» **Work to be completed**: Repeat exactly the lines from the start through the line with "ax.set_ylim(-4, 12)", both ends included.

» **Provided material**:
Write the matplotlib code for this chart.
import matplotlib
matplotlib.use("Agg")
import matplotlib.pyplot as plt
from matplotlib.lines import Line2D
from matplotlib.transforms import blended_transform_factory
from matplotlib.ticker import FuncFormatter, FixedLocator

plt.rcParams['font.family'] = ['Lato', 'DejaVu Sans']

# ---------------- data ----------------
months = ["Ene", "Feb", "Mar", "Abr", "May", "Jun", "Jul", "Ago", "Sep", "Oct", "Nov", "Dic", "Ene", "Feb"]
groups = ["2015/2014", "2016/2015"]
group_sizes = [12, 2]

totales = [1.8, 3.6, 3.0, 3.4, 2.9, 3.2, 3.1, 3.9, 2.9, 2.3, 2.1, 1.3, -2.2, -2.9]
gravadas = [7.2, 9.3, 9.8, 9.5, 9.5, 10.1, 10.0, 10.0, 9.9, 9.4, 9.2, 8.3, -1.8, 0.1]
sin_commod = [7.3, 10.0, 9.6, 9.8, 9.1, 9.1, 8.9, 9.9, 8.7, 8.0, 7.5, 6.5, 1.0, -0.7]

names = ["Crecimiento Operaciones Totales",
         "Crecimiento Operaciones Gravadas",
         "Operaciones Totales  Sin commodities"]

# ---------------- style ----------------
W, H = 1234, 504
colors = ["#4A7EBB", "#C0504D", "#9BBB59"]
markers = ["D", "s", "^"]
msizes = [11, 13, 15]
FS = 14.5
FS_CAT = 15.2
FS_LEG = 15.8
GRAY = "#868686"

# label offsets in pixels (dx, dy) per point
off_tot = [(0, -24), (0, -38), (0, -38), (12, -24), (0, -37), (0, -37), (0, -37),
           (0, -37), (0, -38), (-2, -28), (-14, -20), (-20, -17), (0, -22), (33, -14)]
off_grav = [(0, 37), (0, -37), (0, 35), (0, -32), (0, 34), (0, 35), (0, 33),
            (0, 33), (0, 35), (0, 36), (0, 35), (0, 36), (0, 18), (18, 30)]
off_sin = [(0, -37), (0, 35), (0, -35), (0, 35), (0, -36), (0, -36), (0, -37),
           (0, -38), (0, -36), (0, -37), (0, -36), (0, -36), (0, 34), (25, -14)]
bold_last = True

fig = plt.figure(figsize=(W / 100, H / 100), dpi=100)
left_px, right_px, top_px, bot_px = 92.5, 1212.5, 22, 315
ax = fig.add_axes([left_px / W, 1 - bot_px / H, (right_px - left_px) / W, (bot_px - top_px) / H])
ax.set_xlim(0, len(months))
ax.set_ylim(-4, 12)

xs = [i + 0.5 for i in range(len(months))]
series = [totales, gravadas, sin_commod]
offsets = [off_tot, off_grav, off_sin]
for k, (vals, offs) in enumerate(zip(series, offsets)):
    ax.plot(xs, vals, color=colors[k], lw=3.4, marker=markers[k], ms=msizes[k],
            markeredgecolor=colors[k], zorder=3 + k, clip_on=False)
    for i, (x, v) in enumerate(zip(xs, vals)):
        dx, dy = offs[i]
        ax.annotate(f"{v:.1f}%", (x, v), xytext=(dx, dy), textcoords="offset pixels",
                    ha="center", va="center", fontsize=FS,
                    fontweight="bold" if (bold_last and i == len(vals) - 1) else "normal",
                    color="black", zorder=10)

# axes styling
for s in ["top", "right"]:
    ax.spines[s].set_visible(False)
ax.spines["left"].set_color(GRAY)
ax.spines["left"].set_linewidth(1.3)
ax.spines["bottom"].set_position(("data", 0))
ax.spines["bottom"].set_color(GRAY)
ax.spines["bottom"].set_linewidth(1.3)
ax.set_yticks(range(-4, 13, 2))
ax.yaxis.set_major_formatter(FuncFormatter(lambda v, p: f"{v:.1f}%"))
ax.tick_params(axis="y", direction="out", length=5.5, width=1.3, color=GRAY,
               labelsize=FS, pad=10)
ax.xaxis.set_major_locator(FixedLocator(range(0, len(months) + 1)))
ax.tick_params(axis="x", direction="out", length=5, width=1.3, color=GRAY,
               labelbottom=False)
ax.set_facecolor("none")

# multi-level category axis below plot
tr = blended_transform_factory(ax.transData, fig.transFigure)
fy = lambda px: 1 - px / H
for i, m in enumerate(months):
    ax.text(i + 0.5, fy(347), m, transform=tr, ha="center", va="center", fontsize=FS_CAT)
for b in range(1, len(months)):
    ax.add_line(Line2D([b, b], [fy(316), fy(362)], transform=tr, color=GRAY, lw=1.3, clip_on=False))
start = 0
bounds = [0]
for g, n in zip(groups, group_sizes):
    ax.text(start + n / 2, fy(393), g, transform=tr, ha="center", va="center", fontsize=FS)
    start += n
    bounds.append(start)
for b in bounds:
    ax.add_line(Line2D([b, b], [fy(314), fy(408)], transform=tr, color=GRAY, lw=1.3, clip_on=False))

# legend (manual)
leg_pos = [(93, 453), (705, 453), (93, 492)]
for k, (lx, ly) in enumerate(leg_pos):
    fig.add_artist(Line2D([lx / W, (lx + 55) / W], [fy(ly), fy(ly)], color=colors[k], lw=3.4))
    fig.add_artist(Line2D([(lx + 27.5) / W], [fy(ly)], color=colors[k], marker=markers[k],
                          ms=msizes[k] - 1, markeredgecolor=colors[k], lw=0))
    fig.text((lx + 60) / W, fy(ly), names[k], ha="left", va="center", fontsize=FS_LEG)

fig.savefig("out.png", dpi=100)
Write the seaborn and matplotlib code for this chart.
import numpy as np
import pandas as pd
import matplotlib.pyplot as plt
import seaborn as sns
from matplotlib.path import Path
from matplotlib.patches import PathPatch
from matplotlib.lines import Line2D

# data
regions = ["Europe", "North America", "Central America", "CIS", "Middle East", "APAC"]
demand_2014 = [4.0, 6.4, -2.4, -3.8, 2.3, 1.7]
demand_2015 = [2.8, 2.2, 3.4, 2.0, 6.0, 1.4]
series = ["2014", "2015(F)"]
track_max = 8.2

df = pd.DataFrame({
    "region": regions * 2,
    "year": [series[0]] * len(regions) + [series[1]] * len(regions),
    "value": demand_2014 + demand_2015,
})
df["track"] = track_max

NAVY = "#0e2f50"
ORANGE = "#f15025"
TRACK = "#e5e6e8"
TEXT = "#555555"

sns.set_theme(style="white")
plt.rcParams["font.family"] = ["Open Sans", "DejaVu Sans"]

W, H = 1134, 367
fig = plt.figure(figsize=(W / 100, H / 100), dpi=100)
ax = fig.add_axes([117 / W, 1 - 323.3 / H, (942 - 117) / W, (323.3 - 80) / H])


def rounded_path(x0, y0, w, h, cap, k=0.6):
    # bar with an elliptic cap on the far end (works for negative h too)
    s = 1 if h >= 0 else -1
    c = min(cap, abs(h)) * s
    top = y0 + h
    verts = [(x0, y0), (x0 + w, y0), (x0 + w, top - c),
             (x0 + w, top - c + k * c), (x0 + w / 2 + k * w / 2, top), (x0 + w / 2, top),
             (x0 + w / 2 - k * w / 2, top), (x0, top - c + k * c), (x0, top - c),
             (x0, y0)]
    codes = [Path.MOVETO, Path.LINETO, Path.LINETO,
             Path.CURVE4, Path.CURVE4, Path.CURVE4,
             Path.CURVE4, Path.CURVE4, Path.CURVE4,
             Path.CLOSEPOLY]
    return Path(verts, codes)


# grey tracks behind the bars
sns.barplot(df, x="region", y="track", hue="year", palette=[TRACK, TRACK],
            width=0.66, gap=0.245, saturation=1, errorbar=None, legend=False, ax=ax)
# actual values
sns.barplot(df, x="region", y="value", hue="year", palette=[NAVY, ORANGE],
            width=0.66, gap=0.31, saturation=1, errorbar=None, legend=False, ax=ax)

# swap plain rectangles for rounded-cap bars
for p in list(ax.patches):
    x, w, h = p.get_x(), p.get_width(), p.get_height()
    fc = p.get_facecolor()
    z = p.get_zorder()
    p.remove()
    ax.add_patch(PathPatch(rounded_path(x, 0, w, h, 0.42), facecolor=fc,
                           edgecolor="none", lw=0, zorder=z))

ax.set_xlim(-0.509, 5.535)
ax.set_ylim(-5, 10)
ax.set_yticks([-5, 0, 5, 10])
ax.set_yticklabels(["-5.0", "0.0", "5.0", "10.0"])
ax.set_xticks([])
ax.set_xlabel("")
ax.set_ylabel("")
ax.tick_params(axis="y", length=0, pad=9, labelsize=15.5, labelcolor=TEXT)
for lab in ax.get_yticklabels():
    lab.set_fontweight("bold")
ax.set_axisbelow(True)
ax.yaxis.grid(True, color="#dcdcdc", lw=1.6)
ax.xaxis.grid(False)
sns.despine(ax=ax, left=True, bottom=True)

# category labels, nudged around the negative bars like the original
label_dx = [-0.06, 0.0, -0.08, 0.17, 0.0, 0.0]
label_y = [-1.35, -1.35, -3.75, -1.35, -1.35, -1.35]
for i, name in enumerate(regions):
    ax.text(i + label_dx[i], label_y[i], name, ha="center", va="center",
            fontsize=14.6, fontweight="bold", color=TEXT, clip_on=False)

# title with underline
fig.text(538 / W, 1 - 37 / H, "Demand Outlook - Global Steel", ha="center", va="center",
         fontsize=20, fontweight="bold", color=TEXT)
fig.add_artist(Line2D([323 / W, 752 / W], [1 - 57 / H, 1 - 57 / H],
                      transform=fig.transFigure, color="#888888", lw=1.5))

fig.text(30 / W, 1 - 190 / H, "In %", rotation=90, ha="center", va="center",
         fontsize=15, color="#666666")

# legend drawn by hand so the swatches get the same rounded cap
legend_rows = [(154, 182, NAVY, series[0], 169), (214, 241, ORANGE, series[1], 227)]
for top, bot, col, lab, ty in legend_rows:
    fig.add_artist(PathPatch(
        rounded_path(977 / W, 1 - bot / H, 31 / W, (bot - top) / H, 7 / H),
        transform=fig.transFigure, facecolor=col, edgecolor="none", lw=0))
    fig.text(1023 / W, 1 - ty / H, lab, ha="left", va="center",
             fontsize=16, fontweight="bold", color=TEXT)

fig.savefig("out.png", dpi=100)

» **The output**:
Write the matplotlib code for this chart.
import matplotlib
matplotlib.use("Agg")
import matplotlib.pyplot as plt
from matplotlib.lines import Line2D
from matplotlib.transforms import blended_transform_factory
from matplotlib.ticker import FuncFormatter, FixedLocator

plt.rcParams['font.family'] = ['Lato', 'DejaVu Sans']

# ---------------- data ----------------
months = ["Ene", "Feb", "Mar", "Abr", "May", "Jun", "Jul", "Ago", "Sep", "Oct", "Nov", "Dic", "Ene", "Feb"]
groups = ["2015/2014", "2016/2015"]
group_sizes = [12, 2]

totales = [1.8, 3.6, 3.0, 3.4, 2.9, 3.2, 3.1, 3.9, 2.9, 2.3, 2.1, 1.3, -2.2, -2.9]
gravadas = [7.2, 9.3, 9.8, 9.5, 9.5, 10.1, 10.0, 10.0, 9.9, 9.4, 9.2, 8.3, -1.8, 0.1]
sin_commod = [7.3, 10.0, 9.6, 9.8, 9.1, 9.1, 8.9, 9.9, 8.7, 8.0, 7.5, 6.5, 1.0, -0.7]

names = ["Crecimiento Operaciones Totales",
         "Crecimiento Operaciones Gravadas",
         "Operaciones Totales  Sin commodities"]

# ---------------- style ----------------
W, H = 1234, 504
colors = ["#4A7EBB", "#C0504D", "#9BBB59"]
markers = ["D", "s", "^"]
msizes = [11, 13, 15]
FS = 14.5
FS_CAT = 15.2
FS_LEG = 15.8
GRAY = "#868686"

# label offsets in pixels (dx, dy) per point
off_tot = [(0, -24), (0, -38), (0, -38), (12, -24), (0, -37), (0, -37), (0, -37),
           (0, -37), (0, -38), (-2, -28), (-14, -20), (-20, -17), (0, -22), (33, -14)]
off_grav = [(0, 37), (0, -37), (0, 35), (0, -32), (0, 34), (0, 35), (0, 33),
            (0, 33), (0, 35), (0, 36), (0, 35), (0, 36), (0, 18), (18, 30)]
off_sin = [(0, -37), (0, 35), (0, -35), (0, 35), (0, -36), (0, -36), (0, -37),
           (0, -38), (0, -36), (0, -37), (0, -36), (0, -36), (0, 34), (25, -14)]
bold_last = True

fig = plt.figure(figsize=(W / 100, H / 100), dpi=100)
left_px, right_px, top_px, bot_px = 92.5, 1212.5, 22, 315
ax = fig.add_axes([left_px / W, 1 - bot_px / H, (right_px - left_px) / W, (bot_px - top_px) / H])
ax.set_xlim(0, len(months))
ax.set_ylim(-4, 12)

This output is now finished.